Without the support of the Swazi government, no hope for progress can made. International pressure needs to be put upon the leaders of Swaziland to ensure healthcare and proper treatment for those already infected with HIV/AIDS, funding for awareness campaigns needs to be increased so that prevention methods can be given the opportunity to make a difference, and HIV testing needs to become more widely available for people so they can be informed on their HIV status (currently only 20% know what their HIV status is). Furthermore, treatment needs to be more accessible for the population currently infected with AIDS. Of those who are in need of antiretroviral therapy, only 42% are receiving them, and that statistic is far less in rural areas where access to essential medicine is sparse. 
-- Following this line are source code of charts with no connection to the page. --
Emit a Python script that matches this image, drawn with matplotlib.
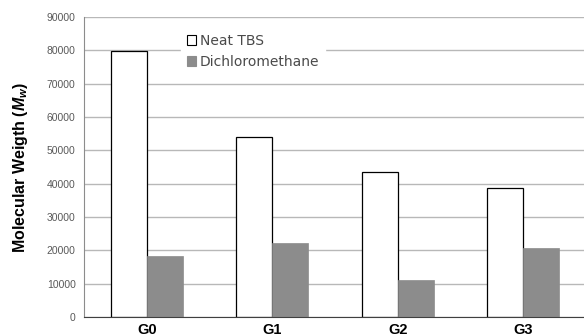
import matplotlib
matplotlib.use("Agg")
import matplotlib.pyplot as plt
import numpy as np

categories = ["G0", "G1", "G2", "G3"]
neat_tbs = [79700, 54000, 43500, 38800]
dichloromethane = [18200, 22200, 11200, 20600]
yticks = [0, 10000, 20000, 30000, 40000, 50000, 60000, 70000, 80000, 90000]

plt.rcParams['mathtext.fontset'] = 'custom'
plt.rcParams['mathtext.it'] = 'Liberation Sans:bold:italic'
plt.rcParams['mathtext.rm'] = 'Liberation Sans:bold'

fig = plt.figure(figsize=(5.84, 3.36), dpi=100)
ax = fig.add_axes([84/584, 19/336, (586-84)/584, (317-17)/336])

x = np.arange(len(categories))
w = 0.2857
ax.bar(x - w/2, neat_tbs, w, color='white', edgecolor='black', linewidth=0.9, label='Neat TBS', zorder=3)
ax.bar(x + w/2, dichloromethane, w, color='#8c8c8c', edgecolor='#8c8c8c', linewidth=0.5, label='Dichloromethane', zorder=3)

ax.set_xlim(-0.5, 3.5)
ax.set_ylim(0, 90000)
ax.set_yticks(yticks)
ax.set_yticklabels([str(v) for v in yticks], fontsize=7.5, color='#595959', family='Liberation Sans')
ax.set_xticks(x)
ax.set_xticklabels(categories, fontsize=10.5, fontweight='bold', family='Liberation Sans')
ax.tick_params(axis='both', length=0)
ax.tick_params(axis='y', pad=6)
ax.tick_params(axis='x', pad=4)
ax.yaxis.grid(True, color='#b8b8b8', linewidth=1.0, zorder=0)
ax.set_axisbelow(True)
for s in ['top', 'right']:
    ax.spines[s].set_visible(False)
ax.spines['left'].set_color('#8c8c8c')
ax.spines['bottom'].set_color('#404040')
ax.spines['left'].set_zorder(4)
ax.spines['bottom'].set_zorder(4)

ax.set_ylabel(r'Molecular Weigth ($M_w$)', fontsize=11.5, fontweight='bold', family='Liberation Sans', labelpad=12)

leg = ax.legend(loc='upper left', bbox_to_anchor=(0.18, 0.985), frameon=True, fancybox=False,
                edgecolor='white', framealpha=1.0, fontsize=10, handlelength=0.65, handleheight=0.65,
                handletextpad=0.3, labelspacing=0.5, borderpad=0.4)
for t in leg.get_texts():
    t.set_color('#4a4a4a')
for h in leg.legend_handles:
    h.set_linewidth(0.8)
leg.set_zorder(5)

fig.savefig('out.png', dpi=100)
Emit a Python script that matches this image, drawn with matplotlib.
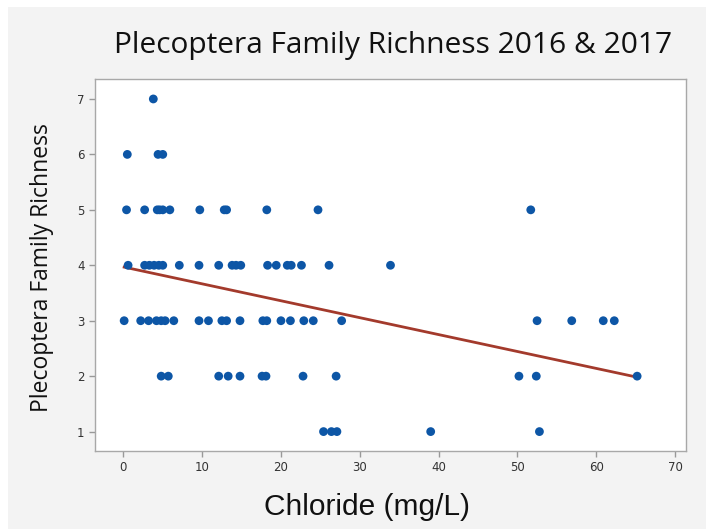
import numpy as np
import matplotlib.pyplot as plt
from matplotlib.patches import Rectangle

# chloride (mg/L) values, grouped by family richness
chl_7 = [3.8]
chl_6 = [0.5, 4.4, 5.0]
chl_5 = [0.4, 2.7, 4.3, 4.6, 5.0, 5.9, 9.7, 12.8, 13.1, 18.2, 24.7, 51.7]
chl_4 = [0.6, 2.7, 3.3, 3.9, 4.5, 5.0, 7.1, 9.6, 12.1, 13.8, 14.3, 14.9,
         18.3, 19.4, 20.8, 21.3, 22.6, 26.1, 33.9]
chl_3 = [0.1, 2.2, 3.2, 4.2, 4.8, 5.3, 6.4, 9.6, 10.8, 12.5, 13.1, 14.8,
         17.7, 18.2, 20.0, 21.2, 22.9, 24.1, 27.7, 52.5, 56.9, 60.9, 62.3]
chl_2 = [4.8, 5.7, 12.1, 13.3, 14.8, 17.6, 18.1, 22.8, 27.0, 50.2, 52.4, 65.2]
chl_1 = [25.4, 26.4, 27.1, 39.0, 52.8]

groups = {7: chl_7, 6: chl_6, 5: chl_5, 4: chl_4, 3: chl_3, 2: chl_2, 1: chl_1}
x = np.array([v for k in groups for v in groups[k]])
y = np.array([k for k in groups for v in groups[k]])

# fitted line as drawn on the chart
intercept = 3.97
slope = -0.0305

fig = plt.figure(figsize=(7.06, 5.29), dpi=100, facecolor="#f3f3f3")
fig.patches.append(Rectangle((0, 0), 8 / 706, 1, transform=fig.transFigure,
                             facecolor="white", edgecolor="none", zorder=0))
fig.patches.append(Rectangle((0, 1 - 7 / 529), 1, 7 / 529, transform=fig.transFigure,
                             facecolor="white", edgecolor="none", zorder=0))

ax = fig.add_axes([95 / 706, 78 / 529, 591 / 706, 372 / 529])
ax.set_facecolor("white")

xl = np.array([x.min(), x.max()])
ax.plot(xl, intercept + slope * xl, color="#a33a2c", lw=2, zorder=2)
ax.scatter(x, y, s=40, color="#0d56a6", edgecolors="none", zorder=3)

ax.set_xlim(-3.6, 71.4)
ax.set_ylim(0.65, 7.36)
ax.set_xticks(range(0, 71, 10))
ax.set_yticks(range(1, 8))
ax.tick_params(colors="#999999", labelcolor="#333333", labelsize=8.5, length=4, width=1)
for s in ax.spines.values():
    s.set_color("#a8a8a8")
    s.set_linewidth(1)

fig.text(393 / 706, 1 - 45 / 529, "Plecoptera Family Richness 2016 & 2017",
         ha="center", va="center", fontsize=21.5, family="Open Sans", color="#111111")
fig.text(42 / 706, 1 - 268 / 529, "Plecoptera Family Richness", rotation=90,
         ha="center", va="center", fontsize=16.5, family="Open Sans", color="#111111")
fig.text(367 / 706, 1 - 507 / 529, "Chloride (mg/L)",
         ha="center", va="center", fontsize=21.5, family="Liberation Sans", color="#111111")

fig.savefig("out.png", dpi=100, facecolor=fig.get_facecolor())
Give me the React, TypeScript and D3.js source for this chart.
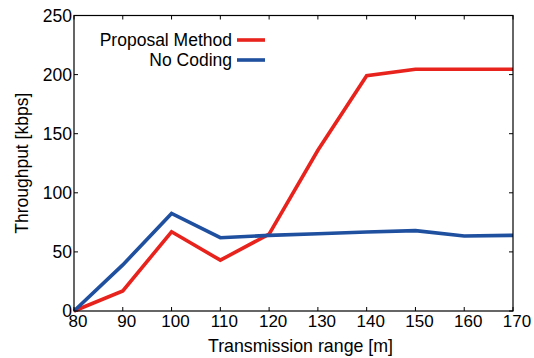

In an effort to combat AIDS, the Swazi government signed the Swaziland Partnership Framework which laid out five plans for fighting HIV/AIDS in Swaziland: 
"developing a comprehensive national HIV prevention program; improving the coverage and quality of HIV-related treatment and care; mitigating the impacts of HIV/AIDS with a focus on children; increasing access to high-quality medical MC; and building the human and institutional capacity needed to achieve and sustain these goals" (USAID).
 With the proper actions and support from the international community, I believe that the AIDS prevalence in Swaziland can diminish; however, much work needs to be done first.